In the wake of Rams owner Stan Kroenke moving forward on construction of a Los Angeles stadium in Inglewood, the Raiders and Chargers have released a statement regarding their plans for a $1.7 billion stadium in nearby Carson.
According to details provided to the Los Angeles Times, the Chargers and Raiders have already purchased the plot of land in Carson where the stadium would be built. The site has been vacant for many years now and in 1999 was nearly home to a NFL expansion team (that expansion team became the Houston Texans).
The stadium plans and concept art is drawn up. It would house 68,000 fans with ability to expand to as much as 72,000. There will also be more than 18,000 parking spaces to allow for tailgating.
The official joint statement reads as follows:
We have both been working in our home markets to find a stadium solution for many years, so far unsuccessfully.
We remain committed to continuing to work in our home markets throughout 2015 to try to find publicly acceptable solutions to the long-term stadium issue.
We also both understand and respect the NFL's relocation process, and we intend to adhere strictly to the relocation procedures that the League has set forth for Los Angeles.
In particular, we respect the right of the NFL's owners to decide on all Los Angeles-related relocation issues and understand that any relocation application that is filed for Los Angeles must obtain the approval of three-fourths of the NFL's owners.
Both teams have kept the NFL owners' committee on Los Angeles, and the Commissioner, fully informed about our joint efforts.
We are pursuing this stadium option in Carson for one straightforward reason: If we cannot find a permanent solution in our home markets, we have no alternative but to preserve other options to guarantee the future economic viability of our franchises.
In short, for the remainder of 2015, we intend to move down two tracks simultaneously:
On track one, we will continue to work in our home markets to find permanent stadium solutions that are publicly acceptable.

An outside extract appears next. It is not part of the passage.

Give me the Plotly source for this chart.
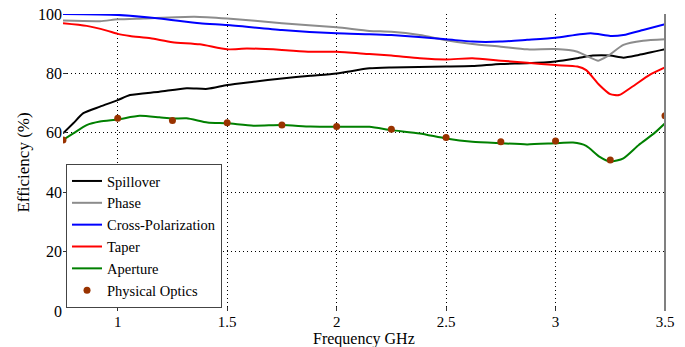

On track two, we will work in Carson to preserve our options, and the future economic viability of our franchises, in the event that our efforts in our local markets fail.
Throughout this process we will respect the rules and procedures set forth by the League and defer completely to the ultimate decision of the NFL's owners.
Though the status of the two teams in their current cities remains unchanged, this news is significant because it means they are not on board with the Rams plans in Inglewood.
Also, merely the fact that the situation in their respective cities is unchanged is an issue. Mark Davis remains determined to give Oakland every chance to step up and get a new stadium built, but things are not moving as quickly as he would like.
The same can be said of the situation in San Diego, perhaps even to a greater extent. Those situations have forced them to protect their interests by getting the ball rolling so that this time next year, neither team is left in their current stadium situation with no options.